Businesses in the State of Oregon
With the 27th largest population in the U.S., Oregon services both small and large businesses. Oregon's dominant industries include technology, timber, and agriculture. One of the first things you should do when forming a corporation in Oregon is to choose a business name. The name of your business will need to include the word "limited," "incorporated," "company," "corporation," an applicable abbreviation of those, or words of similar meaning.
Oregon Corporate Name
There are certain words which are restricted from being included in the name of a business. In other words, they'll need to be specially approved by the state of Oregon in order to be used. Some examples of this include:
- Credit Financial
- Safe Deposits
On the other hand, there are certain words and phrases that are totally prohibited from being used at all in corporate names, an example of this is the word "cooperative."
How to Setup an Oregon Corporation
The name of the business must be unique and distinguishable from all other names on file with the Oregon Secretary of State (SOS). The SOS office allows applicants to proactively search their business name database in order to check for name availability.
An application for a name reservation may be filed with the SOS. The reservation holds the name for 120 days, and it can be filed online with the Oregon Central Business Registry or by mail. In the state of Oregon, filing the articles of incorporation with the SOS will legally create the corporation.
Each corporation registered in Oregon must have a registered agent appointed to it. It's important to create a corporate records book in order to keep track of significant papers, including:
- Stock certificates
- Shareholder meeting minutes
- Stock certificate stubs
- Minutes of directors
Creating the bylaws is a crucial step to take in forming an Oregon corporation. Remember to comply with all other regulatory and tax requirements.
Oregon Articles of Incorporation
The articles of incorporation will include the following information:
- Corporate address and name
- Address and name of registered agent
- Number of shares that the business is authorized to issue
- Address and name of all incorporators
The articles of incorporation may be filed online or by mail. The filing fee is about $100 and will usually take about 3-5 business days to complete. Online expedited filing is available for an additional fee.
Express and commercial overnight delivery are acceptable. You may also hand deliver the documents directly to the SOS. Email is not an acceptable form of transmission due to cybersecurity threats.
The articles of incorporation need to identify the directors and officers of the corporation. Additionally, the articles should describe the qualifications for holding the role of director. Unless it's included in the bylaws, a director doesn't need to reside in Oregon or be a stockholder. The addresses and names of the directors and officers are not required to be included in the articles of incorporation.
Oregon Registered Agent
In Oregon, the registered agent may be an individual or another corporation that willingly agrees to take legal papers on behalf of the corporation.

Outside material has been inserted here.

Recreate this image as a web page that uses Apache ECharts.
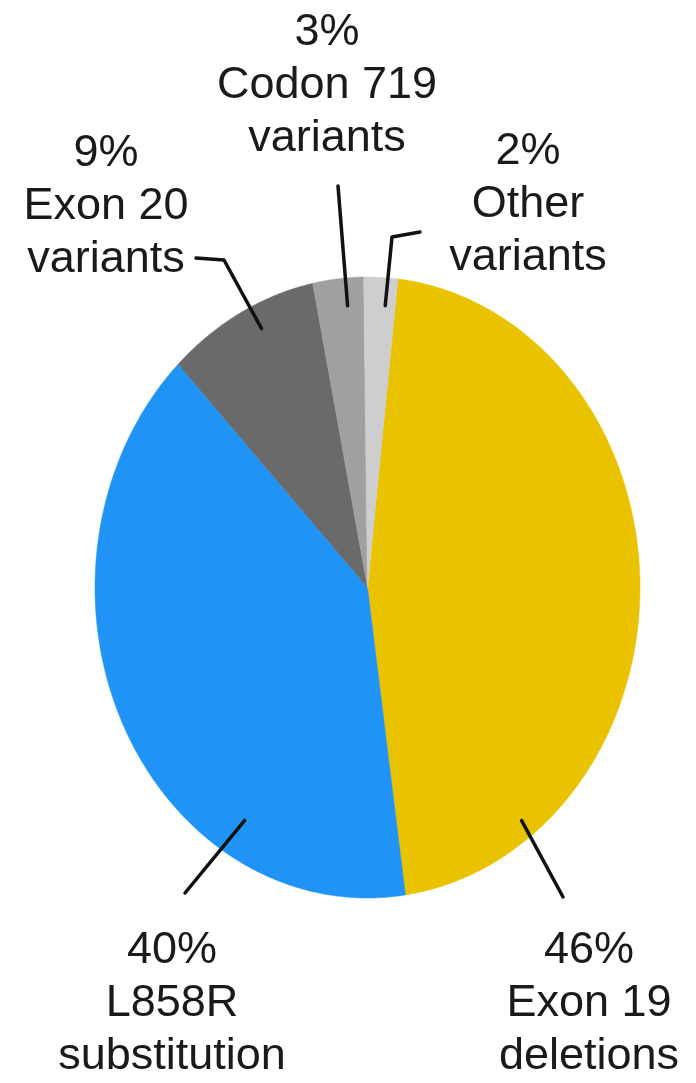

A registered agent may be a resident of Oregon or another business entity that's authorized to work in Oregon. As an agent for service of process within the state, the agent must possess a physical address within Oregon.
Oregon Corporation Annual Reports
All foreign and domestic corporations that are registered to do business in Oregon must file an annual report with the Oregon SOS. The annual reports should be filed in the year in which they are due. It should be received by the SOS prior to the anniversary in order to avoid paying a late fee.
Employer Identification Number
All corporations must request and obtain a federal employer identification number (FEIN). A FEIN may be obtained by submitting an online application on the Internal Revenue Service website. No filing fee is required.
How to Elect an S Corporation?
All businesses that would like to elect S corporation status will need to submit Form 2553. Remember, it should be signed by all stockholders of the corporation.